In 1954, Sid and his family moved to Princeton, New Jersey, where he worked for RCA. From 1954 to 1957 he worked on satellite studies for the RAND Corporation and later for Dr. Wernher von Braun’s group in Huntsville, Alabama.
From 1957 to 1963 he was manager of the Communications Engineering Department of the newly formed RCA Astro Electronics Division, with technical and administrative responsibility for the communications engineering (system and equipment) for satellite projects SCORE (1958), TIROS (1960), and RELAY (1962).
It was also during this time that he developed the idea for an orbital post office, which would use satellite technology to send messages over long distances. The idea was presented to the American Rocket Society in November 1958; alas, it never came to fruition (because of privacy concerns), but it was a precursor of today’s email and fax technology.
In 1963, Sid Metzger was one of the first people to join the newly formed Communications Satellite Corporation (COMSAT) as manager of the Engineering Division. His responsibilities included the engineering aspects of planning for the satellite and earth station equipment for INTELSAT I through INTELSAT IV. He was also involved with the successful development and tests of a dual polarized antenna, which formed the basis of AT&T’s agreement with COMSAT for a domestic satellite.
When he retired from COMSAT in 1982, Sid was vice president of engineering and chief scientist.

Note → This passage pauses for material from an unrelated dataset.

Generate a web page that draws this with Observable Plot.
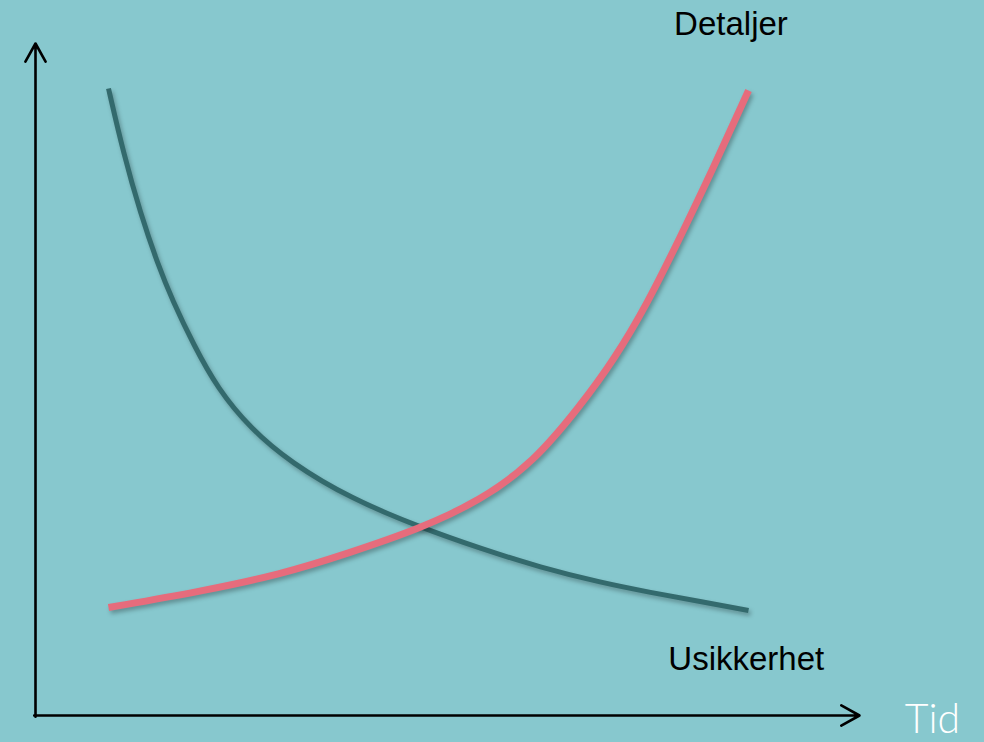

He then formed his own consulting firm, specializing in communications satellite problems such as radiation from both terrestrial and maritime earth stations.
Sidney Metzger was the recipient of many awards and honors. He was a member of the National Academy of Engineering, a fellow of the Institute of Electrical and Electronics Engineers (IEEE), and he received the IEEE’s award for International Communications and Aerospace Electronics. In 1984 he received the Aerospace Communications Award from the American Institute of Aeronautics and Astronautics, of which he was a fellow.

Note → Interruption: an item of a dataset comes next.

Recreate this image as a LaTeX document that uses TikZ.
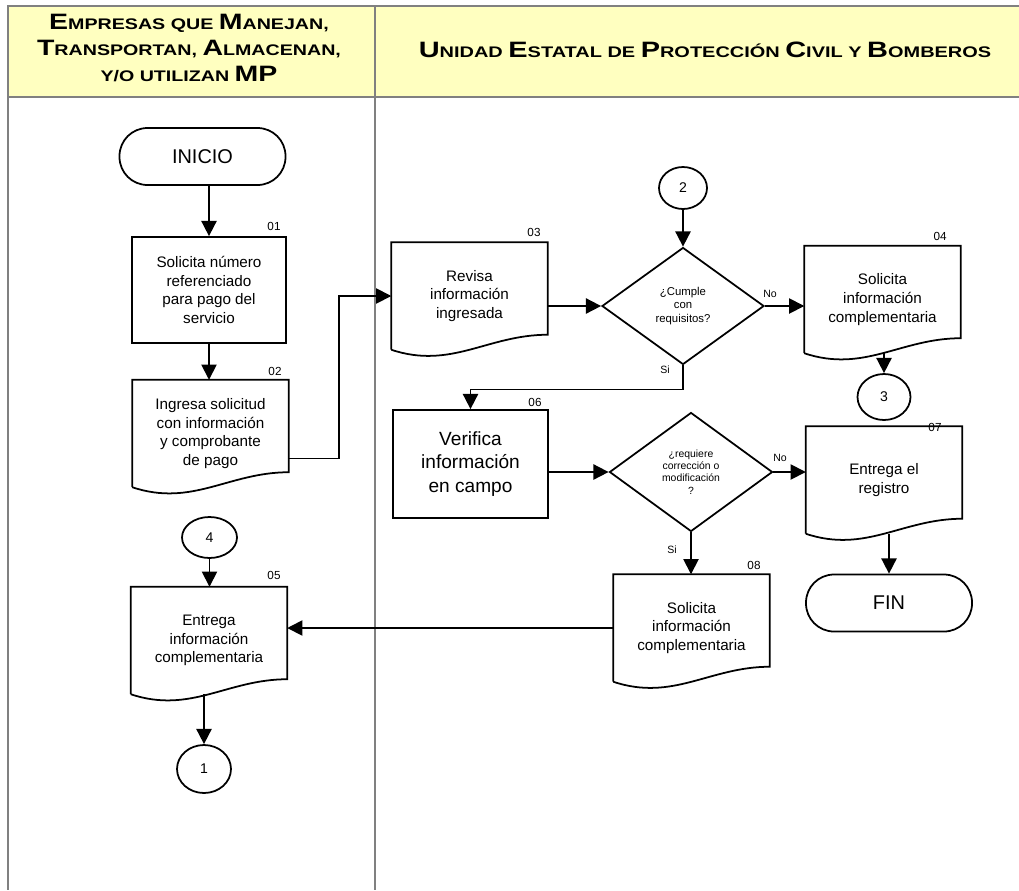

He served on NASA’s Space Applications Advisory Committee (Communications Group), the National Research Council’s Air and Space Engineering Board and its ad hoc Committee on Space Station Engineering and Technology Development as well as the NRC Committee on National Communications Systems Initiatives, and the board of Sigma Xi. In 1985 he was the recipient of the NEC Foundation’s inaugural C&C Award for integration of computers and satellite technology. He was inducted into the Society of Satellite Professionals International Hall of Fame in 1993.
Mr. Metzger was well known for his regular 14-hour workdays throughout his 45-year career and for his ability to sustain such hours by taking quick naps during any nonworking activity. He would nap during meals, at concerts and Washington Senators baseball games, and once while sitting in the front row of a Manila auditorium during a lengthy speech by then-President Ferdinand Marcos of the Philippines—which led to a receiving-line snub the next day by Marcos’ wife Imelda.

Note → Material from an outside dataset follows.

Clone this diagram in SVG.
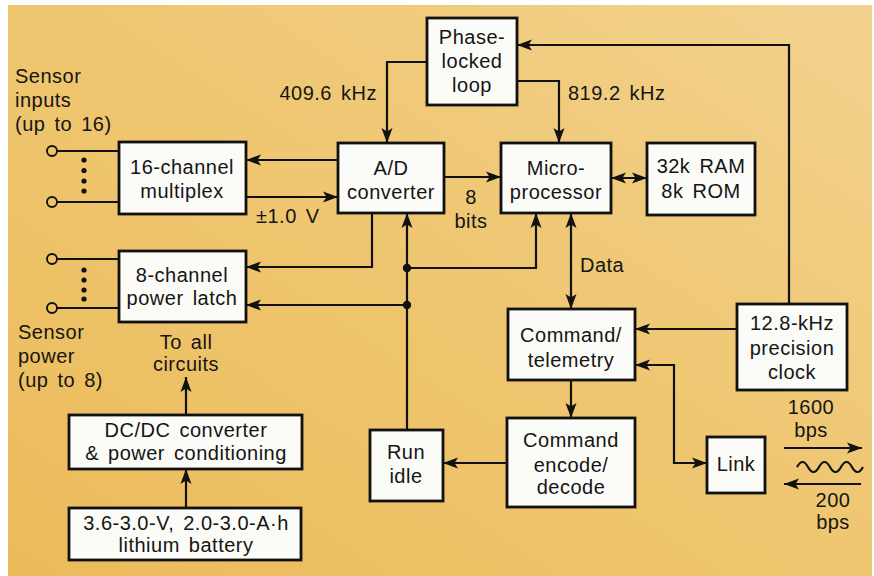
<svg xmlns="http://www.w3.org/2000/svg" width="874" height="576" viewBox="0 0 874 576">
<defs>
<linearGradient id="bg" x1="1" y1="0" x2="0" y2="1">
<stop offset="0" stop-color="#F2D28E"/>
<stop offset="0.5" stop-color="#EFC670"/>
<stop offset="1" stop-color="#EBBB5A"/>
</linearGradient>
<marker id="ah" markerUnits="userSpaceOnUse" markerWidth="16" markerHeight="12" refX="15" refY="5.5" orient="auto-start-reverse" viewBox="0 0 16 11">
<path d="M0,0 L15,5.5 L0,11 L3.5,5.5 z" fill="#111"/>
</marker>
<style>
.box{fill:#FBFBF7;stroke:#111;stroke-width:2.8}
.ln{fill:none;stroke:#111;stroke-width:2.2}
.t{font-family:"Liberation Sans",Arial,sans-serif;font-size:20px;fill:#151515;letter-spacing:0.5px;word-spacing:3px}
.m{text-anchor:middle}
.e{text-anchor:end}
.dot{fill:#111}
.term{fill:none;stroke:#111;stroke-width:1.9}
</style>
</defs>
<rect width="874" height="576" fill="#fff"/>
<rect x="8" y="5" width="864" height="571" fill="url(#bg)"/>

<g id="connectors">
<path class="ln" d="M426,62 H387 V143" marker-end="url(#ah)"/>
<path class="ln" d="M517,81 H559 V143" marker-end="url(#ah)"/>
<path class="ln" d="M789,304 V45 H517" marker-end="url(#ah)"/>
<path class="ln" d="M338,160 H246" marker-end="url(#ah)"/>
<path class="ln" d="M246,197 H338" marker-end="url(#ah)"/>
<path class="ln" d="M444,177 H501" marker-end="url(#ah)"/>
<path class="ln" d="M611,178 H647" marker-start="url(#ah)" marker-end="url(#ah)"/>
<path class="ln" d="M372,213 V267 H246" marker-end="url(#ah)"/>
<path class="ln" d="M407,430 V213" marker-end="url(#ah)"/>
<path class="ln" d="M407,268 H536 V213" marker-end="url(#ah)"/>
<path class="ln" d="M407,305 H246" marker-end="url(#ah)"/>
<path class="ln" d="M571,213 V309" marker-start="url(#ah)" marker-end="url(#ah)"/>
<path class="ln" d="M737,329 H635" marker-end="url(#ah)"/>
<path class="ln" d="M707,463 H674 V365 H635" marker-start="url(#ah)" marker-end="url(#ah)"/>
<path class="ln" d="M571,380 V418" marker-end="url(#ah)"/>
<path class="ln" d="M507,463 H443" marker-end="url(#ah)"/>
<path class="ln" d="M186,508 V469" marker-end="url(#ah)"/>
<path class="ln" d="M186,415 V377" marker-end="url(#ah)"/>
<path class="ln" d="M57,151 H119 M57,202 H119 M57,259 H119 M57,308 H119"/>
<path class="ln" d="M784,448 H862" marker-end="url(#ah)"/>
<path class="ln" d="M861,484 H784" marker-end="url(#ah)"/>
<path class="ln" d="M797,467 q5.5,-10 11,0 t11,0 t11,0 t11,0 t11,0 t11,0"/>
<circle class="dot" cx="407" cy="268" r="4.2"/>
<circle class="dot" cx="407" cy="305" r="4.2"/>
</g>

<g id="sensor-inputs">
<circle class="term" cx="52" cy="151" r="5"/>
<circle class="term" cx="52" cy="202" r="5"/>
<circle class="dot" cx="84" cy="160" r="2.6"/>
<circle class="dot" cx="84" cy="170.5" r="2.6"/>
<circle class="dot" cx="84" cy="181" r="2.6"/>
<circle class="dot" cx="84" cy="191" r="2.6"/>
<text class="t" x="15" y="83">Sensor</text>
<text class="t" x="15" y="107">inputs</text>
<text class="t" x="15" y="131">(up to 16)</text>
</g>

<g id="sensor-power">
<circle class="term" cx="52" cy="259" r="5"/>
<circle class="term" cx="52" cy="308" r="5"/>
<circle class="dot" cx="84" cy="270" r="2.6"/>
<circle class="dot" cx="84" cy="280" r="2.6"/>
<circle class="dot" cx="84" cy="290" r="2.6"/>
<circle class="dot" cx="84" cy="299" r="2.6"/>
<text class="t" x="18" y="339">Sensor</text>
<text class="t" x="18" y="363">power</text>
<text class="t" x="18" y="387">(up to 8)</text>
</g>

<g id="pll">
<rect class="box" x="427" y="18" width="90" height="87"/>
<text class="t m" x="472" y="44">Phase-</text>
<text class="t m" x="472" y="68">locked</text>
<text class="t m" x="472" y="92">loop</text>
</g>

<g id="adc">
<rect class="box" x="338" y="143" width="106" height="70"/>
<text class="t m" x="391" y="175">A/D</text>
<text class="t m" x="391" y="199">converter</text>
</g>

<g id="micro">
<rect class="box" x="501" y="143" width="110" height="70"/>
<text class="t m" x="556" y="175">Micro-</text>
<text class="t m" x="556" y="199">processor</text>
</g>

<g id="memory">
<rect class="box" x="647" y="143" width="108" height="72"/>
<text class="t m" x="701" y="173">32k RAM</text>
<text class="t m" x="701" y="198">8k ROM</text>
</g>

<g id="mux">
<rect class="box" x="119" y="142" width="127" height="72"/>
<text class="t m" x="182" y="174">16-channel</text>
<text class="t m" x="182" y="198">multiplex</text>
</g>

<g id="latch">
<rect class="box" x="119" y="251" width="127" height="71"/>
<text class="t m" x="182" y="282">8-channel</text>
<text class="t m" x="182" y="305">power latch</text>
</g>

<g id="cmdtel">
<rect class="box" x="508" y="309" width="127" height="71"/>
<text class="t m" x="571" y="342">Command/</text>
<text class="t m" x="571" y="367">telemetry</text>
</g>

<g id="clock">
<rect class="box" x="737" y="304" width="110" height="86"/>
<text class="t m" x="792" y="330">12.8-kHz</text>
<text class="t m" x="792" y="355">precision</text>
<text class="t m" x="792" y="379">clock</text>
</g>

<g id="encode">
<rect class="box" x="507" y="418" width="128" height="89"/>
<text class="t m" x="571" y="447">Command</text>
<text class="t m" x="571" y="472">encode/</text>
<text class="t m" x="571" y="494">decode</text>
</g>

<g id="runidle">
<rect class="box" x="370" y="430" width="73" height="71"/>
<text class="t m" x="406" y="459">Run</text>
<text class="t m" x="406" y="483">idle</text>
</g>

<g id="link">
<rect class="box" x="707" y="437" width="58" height="56"/>
<text class="t m" x="736" y="471">Link</text>
</g>

<g id="dcdc">
<rect class="box" x="69" y="415" width="233" height="54"/>
<text class="t m" x="186" y="437">DC/DC converter</text>
<text class="t m" x="186" y="460">&amp; power conditioning</text>
</g>

<g id="battery">
<rect class="box" x="69" y="508" width="232" height="52"/>
<text class="t m" x="186" y="530">3.6-3.0-V, 2.0-3.0-A·h</text>
<text class="t m" x="186" y="552">lithium battery</text>
</g>

<g id="labels">
<text class="t e" x="377" y="100">409.6 kHz</text>
<text class="t" x="568" y="100">819.2 kHz</text>
<text class="t" x="256" y="223">±1.0 V</text>
<text class="t m" x="471" y="204">8</text>
<text class="t m" x="471" y="228">bits</text>
<text class="t" x="580" y="272">Data</text>
<text class="t m" x="186" y="349">To all</text>
<text class="t m" x="186" y="371">circuits</text>
<text class="t m" x="811" y="414">1600</text>
<text class="t m" x="811" y="437">bps</text>
<text class="t m" x="833" y="507">200</text>
<text class="t m" x="833" y="529">bps</text>
</g>
</svg>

He took great joy in his family. He is survived by Miriam, his beloved wife of 67 years; a younger sister, Mildred; three children: David, an architect retired as principal from the firm of Heller and Metzger; Sally, a retired special-education professional in the Montgomery County (Maryland) School System; and Philip, counselor to the deputy administrator at the US Environmental Protection Agency; five grandchildren: Jonathan, Benjamin, Rebecca, Diana, and Lily; and two great- grandchildren: Leo and Zephyr.
He deeply grieved the death in 1999 of his adored grandaughter, Sarah Emily. His family remember him with love for his serious dedication to work and commitment to inquiry lightened by a dry but gentle sense of humor; his consistent calm under stress; the values of diligence, honesty, and thoroughness, which he lived as much as he imparted; and for his dignity, modesty, and loving- kindness.